Leaving out every picture, copy the lines of the data exactly, from the first through the line containing "const EFF_84_105 = [0.869, 0.885, 0.903, 0.915, 0.935, 0.905];".

★ ★ ★ ★ ★

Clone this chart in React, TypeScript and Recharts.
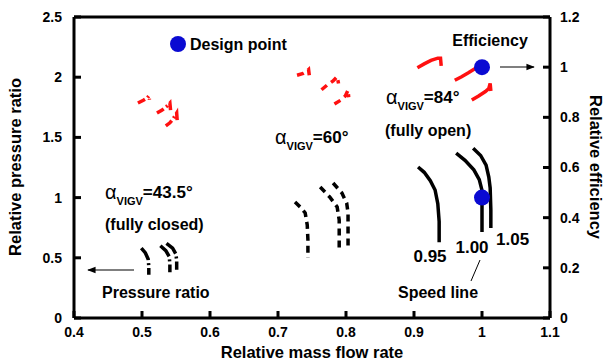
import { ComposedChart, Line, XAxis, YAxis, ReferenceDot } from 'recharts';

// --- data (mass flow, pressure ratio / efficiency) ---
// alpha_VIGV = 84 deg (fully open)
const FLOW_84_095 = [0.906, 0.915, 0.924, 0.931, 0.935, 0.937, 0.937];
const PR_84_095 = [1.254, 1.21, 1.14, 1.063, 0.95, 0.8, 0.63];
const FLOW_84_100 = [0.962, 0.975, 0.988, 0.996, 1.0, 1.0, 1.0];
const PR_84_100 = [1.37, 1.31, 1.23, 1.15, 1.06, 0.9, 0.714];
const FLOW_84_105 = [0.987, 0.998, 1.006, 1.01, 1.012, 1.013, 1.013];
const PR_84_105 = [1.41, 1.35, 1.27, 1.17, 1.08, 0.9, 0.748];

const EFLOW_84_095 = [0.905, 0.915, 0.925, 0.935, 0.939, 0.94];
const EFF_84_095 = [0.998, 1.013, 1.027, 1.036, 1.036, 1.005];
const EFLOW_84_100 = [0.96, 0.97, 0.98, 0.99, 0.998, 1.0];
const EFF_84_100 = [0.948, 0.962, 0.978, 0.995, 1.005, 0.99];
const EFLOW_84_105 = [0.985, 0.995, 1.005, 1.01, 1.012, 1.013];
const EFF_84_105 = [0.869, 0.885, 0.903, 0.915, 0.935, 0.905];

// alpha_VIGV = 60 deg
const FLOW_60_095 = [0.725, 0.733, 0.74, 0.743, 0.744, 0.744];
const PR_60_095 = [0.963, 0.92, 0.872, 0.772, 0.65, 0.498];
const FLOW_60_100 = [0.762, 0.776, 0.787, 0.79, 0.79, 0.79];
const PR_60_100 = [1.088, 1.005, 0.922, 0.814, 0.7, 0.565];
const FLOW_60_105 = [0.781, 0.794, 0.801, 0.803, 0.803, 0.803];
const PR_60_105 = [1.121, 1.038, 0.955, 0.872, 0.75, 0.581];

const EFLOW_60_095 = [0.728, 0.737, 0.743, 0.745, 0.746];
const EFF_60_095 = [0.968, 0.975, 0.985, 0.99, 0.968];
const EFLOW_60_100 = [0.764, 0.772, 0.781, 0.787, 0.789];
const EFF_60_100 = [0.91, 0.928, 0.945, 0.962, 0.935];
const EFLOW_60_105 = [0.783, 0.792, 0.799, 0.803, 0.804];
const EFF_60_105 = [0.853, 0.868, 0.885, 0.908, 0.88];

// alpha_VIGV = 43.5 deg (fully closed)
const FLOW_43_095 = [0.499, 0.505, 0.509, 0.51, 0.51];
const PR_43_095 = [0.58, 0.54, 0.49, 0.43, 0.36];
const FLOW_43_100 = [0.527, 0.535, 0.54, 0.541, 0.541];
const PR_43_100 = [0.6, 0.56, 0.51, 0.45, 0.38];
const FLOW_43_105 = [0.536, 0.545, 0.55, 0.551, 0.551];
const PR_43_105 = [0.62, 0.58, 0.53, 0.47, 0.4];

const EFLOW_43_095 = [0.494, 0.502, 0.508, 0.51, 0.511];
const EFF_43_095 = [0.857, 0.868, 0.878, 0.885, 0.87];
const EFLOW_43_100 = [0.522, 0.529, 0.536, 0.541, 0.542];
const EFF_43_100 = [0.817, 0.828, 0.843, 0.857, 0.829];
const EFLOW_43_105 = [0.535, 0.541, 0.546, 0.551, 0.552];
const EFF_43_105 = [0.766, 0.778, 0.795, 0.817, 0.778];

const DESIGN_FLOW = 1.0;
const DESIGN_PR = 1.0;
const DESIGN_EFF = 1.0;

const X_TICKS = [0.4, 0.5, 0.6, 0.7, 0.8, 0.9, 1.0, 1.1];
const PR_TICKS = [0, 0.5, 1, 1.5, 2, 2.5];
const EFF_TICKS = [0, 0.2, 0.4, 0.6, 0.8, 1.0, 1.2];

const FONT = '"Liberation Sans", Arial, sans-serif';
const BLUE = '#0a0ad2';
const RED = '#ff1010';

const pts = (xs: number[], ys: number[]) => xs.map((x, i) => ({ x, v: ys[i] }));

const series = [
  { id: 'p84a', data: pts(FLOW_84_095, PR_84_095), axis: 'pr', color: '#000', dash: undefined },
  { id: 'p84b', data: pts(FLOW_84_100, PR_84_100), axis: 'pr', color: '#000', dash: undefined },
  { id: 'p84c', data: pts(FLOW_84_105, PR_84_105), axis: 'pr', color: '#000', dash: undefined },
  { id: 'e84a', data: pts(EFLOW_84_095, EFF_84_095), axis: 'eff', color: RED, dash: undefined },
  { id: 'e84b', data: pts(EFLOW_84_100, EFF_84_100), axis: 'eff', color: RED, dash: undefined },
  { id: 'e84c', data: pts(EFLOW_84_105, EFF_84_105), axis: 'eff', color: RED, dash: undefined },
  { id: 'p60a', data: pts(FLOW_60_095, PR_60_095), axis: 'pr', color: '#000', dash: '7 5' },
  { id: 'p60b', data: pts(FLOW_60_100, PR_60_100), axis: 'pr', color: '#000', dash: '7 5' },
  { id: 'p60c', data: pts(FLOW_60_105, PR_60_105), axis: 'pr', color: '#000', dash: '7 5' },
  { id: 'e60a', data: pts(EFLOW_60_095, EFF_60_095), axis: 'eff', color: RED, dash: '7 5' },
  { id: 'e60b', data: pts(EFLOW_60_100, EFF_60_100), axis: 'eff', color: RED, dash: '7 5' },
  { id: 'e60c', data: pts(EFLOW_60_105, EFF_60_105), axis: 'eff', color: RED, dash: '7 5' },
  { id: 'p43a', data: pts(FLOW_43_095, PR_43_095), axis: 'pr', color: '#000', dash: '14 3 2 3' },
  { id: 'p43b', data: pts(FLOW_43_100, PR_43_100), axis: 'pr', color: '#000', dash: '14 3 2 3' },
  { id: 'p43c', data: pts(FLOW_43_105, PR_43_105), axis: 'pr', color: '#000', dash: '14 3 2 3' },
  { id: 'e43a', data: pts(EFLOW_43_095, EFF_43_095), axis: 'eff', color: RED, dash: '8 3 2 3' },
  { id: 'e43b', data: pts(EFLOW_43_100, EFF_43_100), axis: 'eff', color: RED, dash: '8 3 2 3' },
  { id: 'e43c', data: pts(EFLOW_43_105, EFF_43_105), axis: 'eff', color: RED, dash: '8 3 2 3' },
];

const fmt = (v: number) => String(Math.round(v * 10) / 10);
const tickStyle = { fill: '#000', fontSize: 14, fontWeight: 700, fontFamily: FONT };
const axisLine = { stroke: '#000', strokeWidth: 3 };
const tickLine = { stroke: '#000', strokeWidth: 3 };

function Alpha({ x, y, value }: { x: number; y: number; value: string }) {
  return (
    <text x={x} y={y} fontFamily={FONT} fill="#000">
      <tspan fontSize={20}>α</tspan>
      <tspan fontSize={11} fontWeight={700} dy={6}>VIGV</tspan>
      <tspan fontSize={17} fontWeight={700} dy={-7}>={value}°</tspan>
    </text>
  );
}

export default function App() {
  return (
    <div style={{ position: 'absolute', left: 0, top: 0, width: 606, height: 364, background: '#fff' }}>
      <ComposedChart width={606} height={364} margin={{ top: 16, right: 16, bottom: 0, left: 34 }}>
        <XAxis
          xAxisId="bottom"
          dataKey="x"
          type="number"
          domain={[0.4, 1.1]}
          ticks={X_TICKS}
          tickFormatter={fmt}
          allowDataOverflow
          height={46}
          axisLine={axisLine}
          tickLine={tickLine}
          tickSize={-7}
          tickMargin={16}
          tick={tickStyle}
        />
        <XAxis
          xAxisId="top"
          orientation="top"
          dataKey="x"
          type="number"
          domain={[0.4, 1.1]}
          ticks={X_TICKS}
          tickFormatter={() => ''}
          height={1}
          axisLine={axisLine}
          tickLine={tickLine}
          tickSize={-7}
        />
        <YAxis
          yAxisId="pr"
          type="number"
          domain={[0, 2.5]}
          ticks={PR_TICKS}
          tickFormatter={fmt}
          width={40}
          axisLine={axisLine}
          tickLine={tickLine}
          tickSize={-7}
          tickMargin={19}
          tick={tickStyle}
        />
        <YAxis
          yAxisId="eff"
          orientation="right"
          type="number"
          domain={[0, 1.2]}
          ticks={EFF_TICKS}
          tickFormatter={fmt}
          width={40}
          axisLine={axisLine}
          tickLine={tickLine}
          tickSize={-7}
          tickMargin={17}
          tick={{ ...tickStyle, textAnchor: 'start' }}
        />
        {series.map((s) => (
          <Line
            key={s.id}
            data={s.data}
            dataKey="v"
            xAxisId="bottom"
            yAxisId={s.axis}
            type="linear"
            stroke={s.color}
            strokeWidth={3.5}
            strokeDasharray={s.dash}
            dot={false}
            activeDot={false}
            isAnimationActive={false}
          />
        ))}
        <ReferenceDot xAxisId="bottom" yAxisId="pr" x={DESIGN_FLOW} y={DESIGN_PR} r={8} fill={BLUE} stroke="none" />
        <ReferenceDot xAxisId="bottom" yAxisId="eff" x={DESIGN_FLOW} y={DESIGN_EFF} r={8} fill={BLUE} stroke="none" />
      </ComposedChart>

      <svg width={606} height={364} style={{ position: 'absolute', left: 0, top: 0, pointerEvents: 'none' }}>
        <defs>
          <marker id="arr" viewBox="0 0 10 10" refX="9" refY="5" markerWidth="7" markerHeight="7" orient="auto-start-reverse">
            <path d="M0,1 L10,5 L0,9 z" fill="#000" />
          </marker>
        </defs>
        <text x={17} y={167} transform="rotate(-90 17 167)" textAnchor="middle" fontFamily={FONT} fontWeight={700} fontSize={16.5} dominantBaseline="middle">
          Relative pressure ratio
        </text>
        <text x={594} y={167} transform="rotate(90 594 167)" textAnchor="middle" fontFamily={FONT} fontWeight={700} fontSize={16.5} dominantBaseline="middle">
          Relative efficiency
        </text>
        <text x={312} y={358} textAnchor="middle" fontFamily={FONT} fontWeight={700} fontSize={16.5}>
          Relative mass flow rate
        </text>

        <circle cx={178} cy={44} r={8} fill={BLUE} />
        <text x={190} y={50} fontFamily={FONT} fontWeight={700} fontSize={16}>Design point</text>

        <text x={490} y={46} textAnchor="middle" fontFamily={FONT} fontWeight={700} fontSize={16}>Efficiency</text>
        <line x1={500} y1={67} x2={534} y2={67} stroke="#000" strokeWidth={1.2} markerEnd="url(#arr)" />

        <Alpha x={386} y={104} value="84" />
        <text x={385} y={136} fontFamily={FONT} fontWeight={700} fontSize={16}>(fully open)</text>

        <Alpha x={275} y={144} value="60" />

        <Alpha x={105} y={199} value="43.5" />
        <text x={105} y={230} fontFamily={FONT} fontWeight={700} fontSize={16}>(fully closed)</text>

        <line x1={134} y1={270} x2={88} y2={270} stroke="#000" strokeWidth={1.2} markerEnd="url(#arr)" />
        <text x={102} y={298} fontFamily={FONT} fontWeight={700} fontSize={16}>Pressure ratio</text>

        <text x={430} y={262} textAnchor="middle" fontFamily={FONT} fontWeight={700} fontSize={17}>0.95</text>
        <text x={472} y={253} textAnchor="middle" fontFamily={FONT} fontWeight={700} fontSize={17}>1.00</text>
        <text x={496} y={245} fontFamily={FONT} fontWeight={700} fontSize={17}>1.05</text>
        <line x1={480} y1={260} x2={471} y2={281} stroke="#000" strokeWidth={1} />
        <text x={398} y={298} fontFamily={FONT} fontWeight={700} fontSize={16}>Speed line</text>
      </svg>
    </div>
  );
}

★ ★ ★ ★ ★

Correct answer
Clone this chart in React, TypeScript and Recharts.
import { ComposedChart, Line, XAxis, YAxis, ReferenceDot } from 'recharts';

// --- data (mass flow, pressure ratio / efficiency) ---
// alpha_VIGV = 84 deg (fully open)
const FLOW_84_095 = [0.906, 0.915, 0.924, 0.931, 0.935, 0.937, 0.937];
const PR_84_095 = [1.254, 1.21, 1.14, 1.063, 0.95, 0.8, 0.63];
const FLOW_84_100 = [0.962, 0.975, 0.988, 0.996, 1.0, 1.0, 1.0];
const PR_84_100 = [1.37, 1.31, 1.23, 1.15, 1.06, 0.9, 0.714];
const FLOW_84_105 = [0.987, 0.998, 1.006, 1.01, 1.012, 1.013, 1.013];
const PR_84_105 = [1.41, 1.35, 1.27, 1.17, 1.08, 0.9, 0.748];

const EFLOW_84_095 = [0.905, 0.915, 0.925, 0.935, 0.939, 0.94];
const EFF_84_095 = [0.998, 1.013, 1.027, 1.036, 1.036, 1.005];
const EFLOW_84_100 = [0.96, 0.97, 0.98, 0.99, 0.998, 1.0];
const EFF_84_100 = [0.948, 0.962, 0.978, 0.995, 1.005, 0.99];
const EFLOW_84_105 = [0.985, 0.995, 1.005, 1.01, 1.012, 1.013];
const EFF_84_105 = [0.869, 0.885, 0.903, 0.915, 0.935, 0.905];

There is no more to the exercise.